Des langues utilisées à des fins scientifiques ont également été créés. En 1955, le sociologue américain James Cooke Brown a tenté de tester l’hypothèse selon laquelle la langue impose des limites à la faculté de penser, et qu’en conséquence une meilleure langue permettrait à l’homme d’avoir une capacité de penser supérieure. C’est ainsi que fut créée la langue Loglan; c’était une langue sans ambiguïté grammaticale et composée de seulement dix mille mots. De nombreuses autres langues ont été crées par la suite dans le même esprit. Lincos, par exemple, est une langue crée en 1960 pour communiquer avec des extraterrestres !

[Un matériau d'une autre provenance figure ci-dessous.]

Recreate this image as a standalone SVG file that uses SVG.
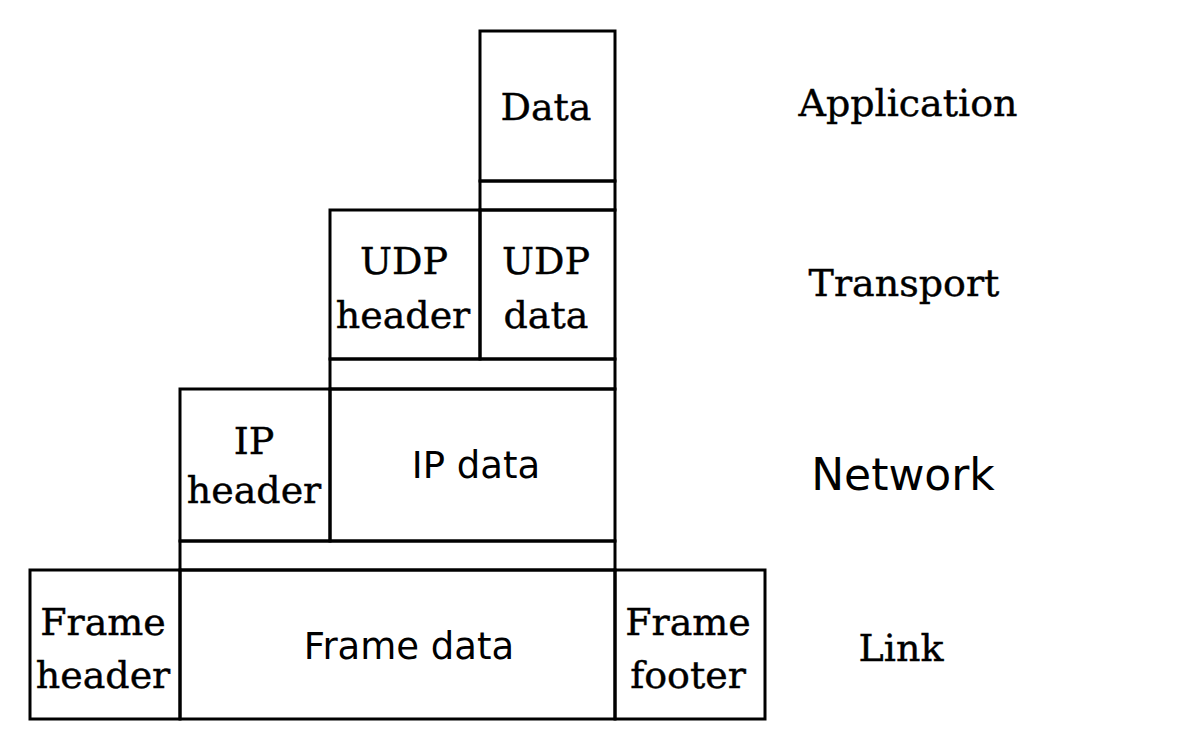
<svg xmlns="http://www.w3.org/2000/svg" width="1200" height="750" viewBox="0 0 1200 750">
<style>
rect{fill:none;stroke:#000;stroke-width:3}
.s{font-family:"DejaVu Serif","Liberation Serif",serif;font-size:38px;fill:#000;stroke:#000;stroke-width:0.4;text-anchor:middle}
.a{font-family:"DejaVu Sans","Liberation Sans",sans-serif;font-size:37px;fill:#000;text-anchor:middle}
</style>
<rect x="0" y="0" width="1200" height="750" style="fill:#fff;stroke:none"/>
<g id="app-data"><rect x="480" y="31" width="135" height="150"/><text class="s" x="546" y="120">Data</text></g>
<g id="app-gap"><rect x="480" y="181" width="135" height="29"/></g>
<g id="udp-header"><rect x="330" y="210" width="150" height="149"/><text class="s" x="404" y="274">UDP</text><text class="s" x="403" y="328">header</text></g>
<g id="udp-data"><rect x="480" y="210" width="135" height="149"/><text class="s" x="546" y="274">UDP</text><text class="s" x="546" y="328">data</text></g>
<g id="udp-gap"><rect x="330" y="359" width="285" height="30"/></g>
<g id="ip-header"><rect x="180" y="389" width="150" height="152"/><text class="s" x="254" y="454">IP</text><text class="s" x="254" y="503">header</text></g>
<g id="ip-data"><rect x="330" y="389" width="285" height="152"/><text class="a" x="476" y="478">IP data</text></g>
<g id="ip-gap"><rect x="180" y="541" width="435" height="29"/></g>
<g id="frame-header"><rect x="30" y="570" width="150" height="149"/><text class="s" x="103" y="635">Frame</text><text class="s" x="103" y="688">header</text></g>
<g id="frame-data"><rect x="180" y="570" width="435" height="149"/><text class="a" x="409" y="659">Frame data</text></g>
<g id="frame-footer"><rect x="615" y="570" width="150" height="149"/><text class="s" x="688" y="635">Frame</text><text class="s" x="688" y="688">footer</text></g>
<g id="labels">
<text class="s" x="908" y="116">Application</text>
<text class="s" x="904" y="296">Transport</text>
<text class="a" x="903" y="490" style="font-size:44px">Network</text>
<text class="s" x="901" y="661">Link</text>
</g>
<g id="connectors"></g>
</svg>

Le Solresol est une autre langue intéressante, construite cette fois à des fins plus artistiques que sociales. Inventée en 1817 par le professeur de musique français Jean François Sudre, cette forme de communication était fondamentalement basée sur le son. Utilisant les notes de l’échelle musicale, cette langue pouvait être sifflée, chantée ou jouée avec un instrument, et ses mots étaient constitués de plusieurs syllabes. Dans le même ordre d’idée, on peut penser aux langues créées par des écrivains et des linguistes pour étoffer leurs œuvres. On peut mentionner à ce titre J.R.R. Tolkien, concepteur d’une dizaine de langues dans Le Seigneur des Anneaux, George Orwell, inventeur de la « novlangue » dans 1984, Anthony Burges, mettant en œuvre le « Nadsat » tel qu’il est parlé dans Orange Mécanique, ou George Lucas, créateur du « Hutt » dans La guerre des étoiles. Le cas le plus impressionnant dans cette catégorie est la langue « Klingon », inventée par le linguiste américain Marc Okran et utilisée dans l’univers Star Trek (films, séries et livres), pour laquelle il existe plusieurs dictionnaires et même une traduction de Hamlet.
Bien que de nombreuses langues artificielles aient connu un succès à un temps donné ou soient devenues populaires auprès des fans de certaines œuvres de fiction, elles n’ont pas réussi à s’établir dans la durée comme des outils vraiment utiles. Cela peut s’expliquer par le fait qu’elles ont été conçues davantage comme des produits que comme des instruments de socialisation, ayant besoin d’évoluer dans le temps en fonction des besoins spécifiques de ceux qui l’utilisent.